I ordered fried sweetbreads on licorice sticks with a lemon sauce and a grilled pear. The elements of this dish were good but I didn't think the flavors and textures blended as effortlessly or as deliciously as in the other dishes. I did very much enjoy the grilled pear, which was sweet and just slightly smoky.
Dessert: Jean Georges offered several themes to choose from: I chose caramel, Mark chose chocolate, and Lynh chose winter. The desserts were beautifully presented -- pastry chefs are artists, seriously!
My favorite variation on caramel was the caramel pop – cardamom and caramel ice cream covered with a thick layer of dark chocolate on a stick. It was adorable and delicious. I also had a lovely, lovely pineapple sorbet -- it was sweet and tangy and the essence of ripe pineapple. Honestly, I was so happy eating this that I ignored the crispy dehydrated sponge and ribbons of caramel curd on the plate.
Lynh's winter plate had a Saigon cinnamon doughnut and prune-Armagnac jam served on the side. After we finished the doughnut, I ate every bit of the jam with a spoon. It was too good to leave behind. The last item was pretty but I didn't taste it. Cranberry... something.

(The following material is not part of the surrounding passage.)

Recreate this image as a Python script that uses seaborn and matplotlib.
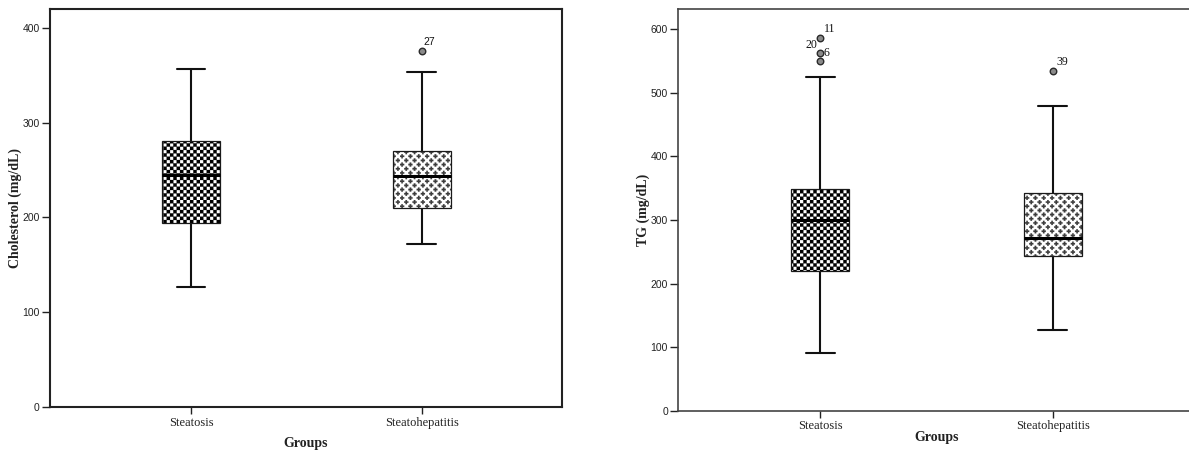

Mark's molten chocolate cake was superlative, as well it should have been, since Jean Georges Vongericthen is credited with its invention. We enjoyed the vanilla bean ice cream but we all disliked the last dish, which the menu describes as chocolate gnocchi. Really disliked it. It was salty and had a strange texture and completely interrupted my dessert high. The grapefruit-gianduja-basil sauce on the side was interesting, but I felt like there was a little too much going on here.
Mignardises: Marshmallows, assorted truffles, and miniature macarons.
Had we not made marshmallows last weekend, I would have been enchanted by these. But I tasted the banana and cranberry marshmallows and set them aside in favor of the teeny, crisp, and chewy macarons. And there were so many truffles that I can't remember the flavors, but we all thought the salty peanut butter and jelly chocolate truffle was outstanding. After coffee and espresso and nearly 3 hours, we left, happy and full.
All in all, there were some hits and misses, but I thoroughly enjoyed the experience, especially sharing it with two of my favorite people. Obviously, I stored every detail in my brain so I wouldn't forget it. And, despite there being a recession going on (as my sister's boyfriend helpfully pointed out) I think it was truly an excellent value for a Michelin 3 star restaurant.
5 comments:
Looks like a lovely meal!
Do you ever feel weird taking pictures in a restaurant? I feel like I am screaming, "I'M A TOURIST! I'M A TOURIST!" So I end up taking very few. Not like I take pictures in a restaurant that often. :)
Hmm, yeah, I did feel a bit self-conscious at JG because it was a michelin 3 star. I don't so much care about looking like a tourist (which I was, after all!) -- my main concern was bothering other diners. I don't think I would have taken pictures at dinner but, as this was lunch and during the day, I was able to snap photos discreetly and quickly. I will say -- using flash in a dimly lit restaurant or taking 10 minutes to shoot everyone's food is obnoxious.
Man, that looks/sounds awesome!
Some of the dessert items look like tiny little SCRABBLE TILES...hmmn...What are you trying to say? That your Dad is the best Scrabble player and loses infrequently??? Subtle...but well communicated...Dad
The presentations are great! I love that it's just little bites of this and that. One day I will have a meal like that (if only kosher or vegetarian restaurants were so fancy).